## Material shown:
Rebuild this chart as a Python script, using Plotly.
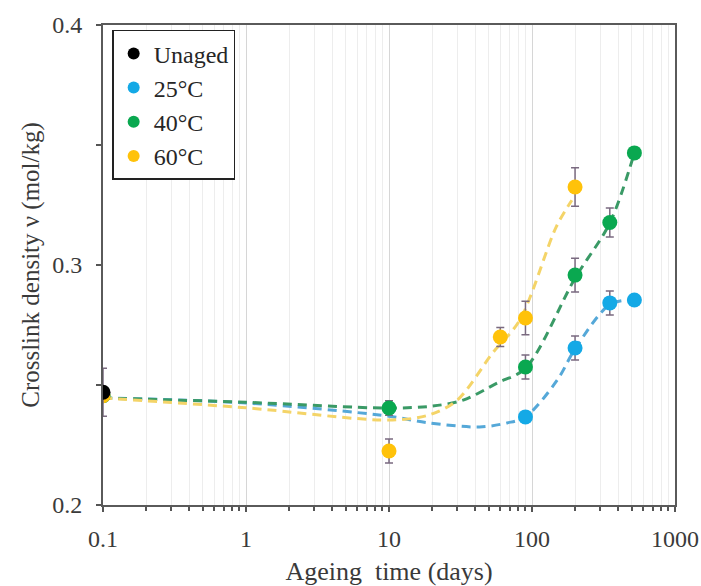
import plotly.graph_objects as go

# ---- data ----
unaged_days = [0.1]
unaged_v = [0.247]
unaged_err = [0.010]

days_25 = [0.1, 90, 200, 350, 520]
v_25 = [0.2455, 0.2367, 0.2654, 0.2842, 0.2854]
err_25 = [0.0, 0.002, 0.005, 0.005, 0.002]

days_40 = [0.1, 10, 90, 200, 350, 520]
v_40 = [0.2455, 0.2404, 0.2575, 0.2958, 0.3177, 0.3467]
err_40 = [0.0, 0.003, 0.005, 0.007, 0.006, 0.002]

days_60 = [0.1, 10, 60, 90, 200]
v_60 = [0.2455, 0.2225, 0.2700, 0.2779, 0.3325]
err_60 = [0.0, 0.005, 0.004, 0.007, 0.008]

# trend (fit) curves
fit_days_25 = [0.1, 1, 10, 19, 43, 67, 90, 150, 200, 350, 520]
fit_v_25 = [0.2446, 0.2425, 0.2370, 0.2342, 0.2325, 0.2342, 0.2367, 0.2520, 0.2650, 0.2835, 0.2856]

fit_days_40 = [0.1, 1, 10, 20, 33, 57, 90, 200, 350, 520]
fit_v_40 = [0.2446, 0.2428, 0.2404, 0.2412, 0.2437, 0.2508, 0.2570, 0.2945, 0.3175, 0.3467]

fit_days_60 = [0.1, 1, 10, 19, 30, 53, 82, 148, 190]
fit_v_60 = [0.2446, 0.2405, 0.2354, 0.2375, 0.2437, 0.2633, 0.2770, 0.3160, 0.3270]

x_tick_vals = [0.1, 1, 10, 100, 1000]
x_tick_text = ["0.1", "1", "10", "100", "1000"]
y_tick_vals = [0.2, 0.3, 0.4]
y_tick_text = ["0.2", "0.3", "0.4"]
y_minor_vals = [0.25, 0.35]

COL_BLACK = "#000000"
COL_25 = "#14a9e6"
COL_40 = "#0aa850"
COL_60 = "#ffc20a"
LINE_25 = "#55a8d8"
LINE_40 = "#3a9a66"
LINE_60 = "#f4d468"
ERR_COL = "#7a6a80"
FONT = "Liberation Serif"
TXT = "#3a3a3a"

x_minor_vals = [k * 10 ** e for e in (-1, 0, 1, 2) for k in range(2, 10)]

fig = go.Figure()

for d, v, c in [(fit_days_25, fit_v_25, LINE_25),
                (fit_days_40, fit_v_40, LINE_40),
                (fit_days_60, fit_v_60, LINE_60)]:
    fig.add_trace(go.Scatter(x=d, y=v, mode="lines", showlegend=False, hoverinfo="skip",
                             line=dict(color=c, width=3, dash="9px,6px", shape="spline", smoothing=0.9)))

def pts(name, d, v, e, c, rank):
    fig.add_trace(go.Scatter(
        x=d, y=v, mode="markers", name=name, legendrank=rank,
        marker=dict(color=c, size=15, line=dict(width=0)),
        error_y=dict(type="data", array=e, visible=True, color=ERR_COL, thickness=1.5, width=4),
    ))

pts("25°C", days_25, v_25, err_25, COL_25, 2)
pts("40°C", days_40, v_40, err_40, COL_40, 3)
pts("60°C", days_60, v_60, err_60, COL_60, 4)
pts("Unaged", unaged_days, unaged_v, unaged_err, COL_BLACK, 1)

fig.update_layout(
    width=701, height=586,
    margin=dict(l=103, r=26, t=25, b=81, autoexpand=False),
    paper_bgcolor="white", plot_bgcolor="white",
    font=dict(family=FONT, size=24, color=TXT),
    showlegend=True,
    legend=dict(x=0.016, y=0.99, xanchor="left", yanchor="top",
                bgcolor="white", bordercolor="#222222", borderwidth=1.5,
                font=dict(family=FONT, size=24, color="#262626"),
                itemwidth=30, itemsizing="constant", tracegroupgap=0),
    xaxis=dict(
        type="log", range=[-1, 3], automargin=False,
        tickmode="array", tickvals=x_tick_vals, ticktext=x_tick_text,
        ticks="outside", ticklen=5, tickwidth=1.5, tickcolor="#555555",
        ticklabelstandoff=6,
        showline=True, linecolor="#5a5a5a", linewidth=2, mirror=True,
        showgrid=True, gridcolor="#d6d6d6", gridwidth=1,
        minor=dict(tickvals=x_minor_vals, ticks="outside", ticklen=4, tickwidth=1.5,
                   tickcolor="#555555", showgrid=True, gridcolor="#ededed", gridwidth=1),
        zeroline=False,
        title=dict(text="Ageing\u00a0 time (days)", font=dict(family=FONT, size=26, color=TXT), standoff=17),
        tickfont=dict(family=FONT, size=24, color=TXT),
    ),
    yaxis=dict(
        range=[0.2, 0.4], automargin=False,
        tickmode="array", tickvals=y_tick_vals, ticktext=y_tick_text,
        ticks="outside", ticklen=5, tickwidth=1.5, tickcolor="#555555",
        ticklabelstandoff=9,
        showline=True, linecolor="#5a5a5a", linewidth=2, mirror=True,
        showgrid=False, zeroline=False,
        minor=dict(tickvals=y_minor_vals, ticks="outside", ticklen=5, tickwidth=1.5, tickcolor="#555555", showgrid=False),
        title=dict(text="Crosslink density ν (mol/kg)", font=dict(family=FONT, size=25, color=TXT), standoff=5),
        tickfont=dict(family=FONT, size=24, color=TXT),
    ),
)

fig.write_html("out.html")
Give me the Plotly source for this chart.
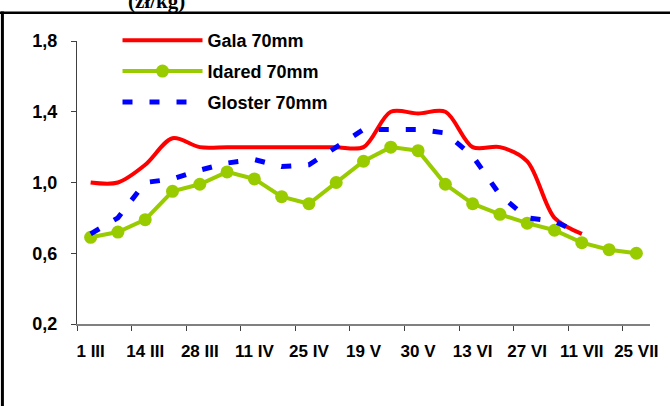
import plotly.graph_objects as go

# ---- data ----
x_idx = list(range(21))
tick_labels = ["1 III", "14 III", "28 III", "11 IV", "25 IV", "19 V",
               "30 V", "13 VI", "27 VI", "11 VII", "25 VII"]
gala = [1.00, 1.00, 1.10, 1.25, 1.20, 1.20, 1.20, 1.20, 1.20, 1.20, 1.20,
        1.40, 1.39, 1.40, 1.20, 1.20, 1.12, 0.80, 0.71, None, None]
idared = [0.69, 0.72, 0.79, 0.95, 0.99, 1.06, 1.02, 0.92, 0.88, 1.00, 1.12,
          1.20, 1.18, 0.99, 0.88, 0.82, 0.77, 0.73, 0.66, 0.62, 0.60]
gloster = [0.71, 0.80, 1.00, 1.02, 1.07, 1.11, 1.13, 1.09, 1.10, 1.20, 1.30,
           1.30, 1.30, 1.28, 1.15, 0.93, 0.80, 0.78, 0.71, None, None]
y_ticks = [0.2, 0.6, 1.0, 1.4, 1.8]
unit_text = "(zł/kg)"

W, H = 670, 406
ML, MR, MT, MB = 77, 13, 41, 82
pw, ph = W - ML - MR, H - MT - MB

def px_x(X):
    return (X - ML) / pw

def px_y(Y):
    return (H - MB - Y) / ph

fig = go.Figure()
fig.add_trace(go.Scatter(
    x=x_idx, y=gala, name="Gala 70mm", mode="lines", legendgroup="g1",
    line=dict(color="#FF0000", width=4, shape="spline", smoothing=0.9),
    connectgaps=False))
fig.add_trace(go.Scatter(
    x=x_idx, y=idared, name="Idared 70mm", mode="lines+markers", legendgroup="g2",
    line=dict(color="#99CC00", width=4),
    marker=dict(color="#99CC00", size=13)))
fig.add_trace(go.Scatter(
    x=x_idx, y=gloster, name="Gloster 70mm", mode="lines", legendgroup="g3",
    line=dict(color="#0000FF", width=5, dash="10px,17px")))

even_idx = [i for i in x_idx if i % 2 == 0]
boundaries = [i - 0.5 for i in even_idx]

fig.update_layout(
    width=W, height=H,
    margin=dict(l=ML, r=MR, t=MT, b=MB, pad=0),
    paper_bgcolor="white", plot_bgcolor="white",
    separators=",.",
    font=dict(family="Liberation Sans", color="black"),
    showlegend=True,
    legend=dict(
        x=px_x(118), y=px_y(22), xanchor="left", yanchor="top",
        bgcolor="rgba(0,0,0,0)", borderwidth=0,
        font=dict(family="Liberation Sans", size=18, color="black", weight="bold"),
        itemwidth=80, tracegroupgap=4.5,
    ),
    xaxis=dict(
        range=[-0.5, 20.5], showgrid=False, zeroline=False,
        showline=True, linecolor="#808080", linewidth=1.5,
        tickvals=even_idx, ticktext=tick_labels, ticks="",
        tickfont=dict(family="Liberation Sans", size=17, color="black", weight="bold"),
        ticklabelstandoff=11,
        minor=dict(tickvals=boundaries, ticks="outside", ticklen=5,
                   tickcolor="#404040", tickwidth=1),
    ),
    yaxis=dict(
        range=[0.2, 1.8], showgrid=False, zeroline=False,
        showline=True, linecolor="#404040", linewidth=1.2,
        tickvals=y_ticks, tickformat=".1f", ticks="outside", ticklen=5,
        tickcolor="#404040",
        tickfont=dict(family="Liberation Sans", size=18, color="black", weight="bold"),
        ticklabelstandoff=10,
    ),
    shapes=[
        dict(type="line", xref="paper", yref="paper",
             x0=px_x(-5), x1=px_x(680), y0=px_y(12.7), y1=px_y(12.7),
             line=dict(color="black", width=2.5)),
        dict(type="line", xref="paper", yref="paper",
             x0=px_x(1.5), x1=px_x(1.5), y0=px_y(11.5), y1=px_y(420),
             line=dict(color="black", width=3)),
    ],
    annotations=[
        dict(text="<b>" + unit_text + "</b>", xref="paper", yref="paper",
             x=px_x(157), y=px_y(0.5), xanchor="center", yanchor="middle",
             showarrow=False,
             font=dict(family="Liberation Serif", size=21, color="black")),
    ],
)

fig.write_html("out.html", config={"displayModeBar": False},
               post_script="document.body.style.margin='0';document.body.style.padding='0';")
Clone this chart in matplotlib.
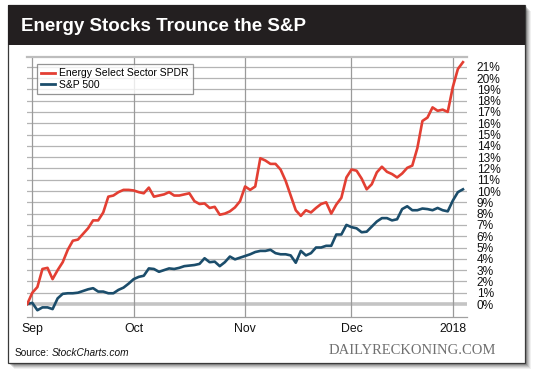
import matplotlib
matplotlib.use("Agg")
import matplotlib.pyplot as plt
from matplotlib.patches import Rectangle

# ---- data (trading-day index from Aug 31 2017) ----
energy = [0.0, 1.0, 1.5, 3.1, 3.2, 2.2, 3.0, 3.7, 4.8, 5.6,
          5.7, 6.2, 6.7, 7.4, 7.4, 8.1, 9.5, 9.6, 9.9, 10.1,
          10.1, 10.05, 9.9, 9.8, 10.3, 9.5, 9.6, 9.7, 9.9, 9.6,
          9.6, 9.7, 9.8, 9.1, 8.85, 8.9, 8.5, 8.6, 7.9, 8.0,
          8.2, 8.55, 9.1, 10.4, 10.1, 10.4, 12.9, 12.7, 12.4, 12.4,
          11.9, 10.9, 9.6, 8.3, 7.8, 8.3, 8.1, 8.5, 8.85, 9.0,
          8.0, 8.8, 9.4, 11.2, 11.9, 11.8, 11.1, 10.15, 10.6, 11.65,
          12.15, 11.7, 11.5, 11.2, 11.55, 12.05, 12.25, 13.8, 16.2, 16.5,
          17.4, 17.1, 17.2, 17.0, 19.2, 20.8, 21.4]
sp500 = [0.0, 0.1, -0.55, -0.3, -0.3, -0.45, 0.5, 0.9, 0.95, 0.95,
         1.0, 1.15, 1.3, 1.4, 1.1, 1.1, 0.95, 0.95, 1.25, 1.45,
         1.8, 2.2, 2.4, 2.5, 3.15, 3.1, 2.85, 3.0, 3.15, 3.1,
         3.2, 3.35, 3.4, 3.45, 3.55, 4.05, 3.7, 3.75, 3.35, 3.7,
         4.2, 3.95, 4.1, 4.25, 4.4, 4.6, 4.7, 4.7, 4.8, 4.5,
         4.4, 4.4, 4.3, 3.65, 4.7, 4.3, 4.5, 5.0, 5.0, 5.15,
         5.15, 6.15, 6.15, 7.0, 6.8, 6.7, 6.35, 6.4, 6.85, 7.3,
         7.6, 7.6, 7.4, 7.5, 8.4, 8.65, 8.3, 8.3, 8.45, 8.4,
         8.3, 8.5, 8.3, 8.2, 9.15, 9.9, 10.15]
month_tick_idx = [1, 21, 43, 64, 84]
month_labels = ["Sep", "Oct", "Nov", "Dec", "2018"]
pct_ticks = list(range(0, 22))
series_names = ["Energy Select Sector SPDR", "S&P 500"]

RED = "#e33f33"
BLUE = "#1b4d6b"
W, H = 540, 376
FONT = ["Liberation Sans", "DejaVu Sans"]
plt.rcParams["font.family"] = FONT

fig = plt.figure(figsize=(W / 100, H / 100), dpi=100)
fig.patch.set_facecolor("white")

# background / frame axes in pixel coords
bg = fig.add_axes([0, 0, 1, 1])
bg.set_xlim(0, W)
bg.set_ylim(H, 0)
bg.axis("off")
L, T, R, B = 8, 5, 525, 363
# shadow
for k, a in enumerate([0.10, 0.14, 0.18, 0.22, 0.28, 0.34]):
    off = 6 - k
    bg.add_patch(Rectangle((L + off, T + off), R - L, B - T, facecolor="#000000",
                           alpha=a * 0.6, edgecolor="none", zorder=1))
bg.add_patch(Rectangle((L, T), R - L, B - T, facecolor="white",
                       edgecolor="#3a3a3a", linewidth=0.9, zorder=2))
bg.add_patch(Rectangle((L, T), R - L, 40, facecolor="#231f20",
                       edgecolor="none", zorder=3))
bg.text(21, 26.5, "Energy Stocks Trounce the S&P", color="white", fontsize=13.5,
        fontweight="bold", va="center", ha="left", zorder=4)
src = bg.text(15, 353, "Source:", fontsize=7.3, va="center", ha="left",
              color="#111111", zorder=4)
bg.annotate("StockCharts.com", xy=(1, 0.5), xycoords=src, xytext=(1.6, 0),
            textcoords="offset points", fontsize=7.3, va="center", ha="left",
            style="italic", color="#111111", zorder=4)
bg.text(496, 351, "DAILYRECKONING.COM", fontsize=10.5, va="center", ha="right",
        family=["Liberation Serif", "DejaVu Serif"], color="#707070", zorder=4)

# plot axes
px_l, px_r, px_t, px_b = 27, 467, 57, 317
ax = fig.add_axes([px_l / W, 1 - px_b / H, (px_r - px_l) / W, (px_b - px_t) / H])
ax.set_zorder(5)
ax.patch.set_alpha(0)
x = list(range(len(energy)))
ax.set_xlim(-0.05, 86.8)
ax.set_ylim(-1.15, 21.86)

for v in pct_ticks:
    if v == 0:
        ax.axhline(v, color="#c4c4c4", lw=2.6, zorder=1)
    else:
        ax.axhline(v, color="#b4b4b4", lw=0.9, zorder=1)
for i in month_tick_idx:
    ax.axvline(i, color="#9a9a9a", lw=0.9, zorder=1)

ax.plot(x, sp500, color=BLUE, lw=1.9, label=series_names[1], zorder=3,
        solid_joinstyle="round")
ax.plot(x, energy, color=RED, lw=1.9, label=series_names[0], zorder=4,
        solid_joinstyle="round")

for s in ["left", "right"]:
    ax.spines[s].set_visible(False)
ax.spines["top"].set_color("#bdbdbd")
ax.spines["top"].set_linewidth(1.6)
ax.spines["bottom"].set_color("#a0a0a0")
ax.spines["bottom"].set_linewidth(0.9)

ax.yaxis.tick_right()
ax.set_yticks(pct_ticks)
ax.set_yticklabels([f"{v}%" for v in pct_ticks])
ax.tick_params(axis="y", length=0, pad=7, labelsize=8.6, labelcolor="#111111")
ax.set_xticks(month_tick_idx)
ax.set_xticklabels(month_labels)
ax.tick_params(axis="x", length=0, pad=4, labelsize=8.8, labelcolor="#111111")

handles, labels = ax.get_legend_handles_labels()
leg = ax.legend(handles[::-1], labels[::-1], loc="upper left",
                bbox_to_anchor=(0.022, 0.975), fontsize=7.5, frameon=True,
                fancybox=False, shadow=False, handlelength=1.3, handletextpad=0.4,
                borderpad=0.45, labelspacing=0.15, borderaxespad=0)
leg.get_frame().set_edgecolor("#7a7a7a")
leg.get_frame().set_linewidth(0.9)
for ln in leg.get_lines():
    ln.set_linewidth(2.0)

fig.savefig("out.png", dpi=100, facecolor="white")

## Exercise objective:
Write out exactly the lines between the start of the data and the line with "err_25 = [0.0, 0.002, 0.005, 0.005, 0.002]", including both, but none of the pictures.

## Task solution:
Rebuild this chart as a Python script, using Plotly.
import plotly.graph_objects as go

# ---- data ----
unaged_days = [0.1]
unaged_v = [0.247]
unaged_err = [0.010]

days_25 = [0.1, 90, 200, 350, 520]
v_25 = [0.2455, 0.2367, 0.2654, 0.2842, 0.2854]
err_25 = [0.0, 0.002, 0.005, 0.005, 0.002]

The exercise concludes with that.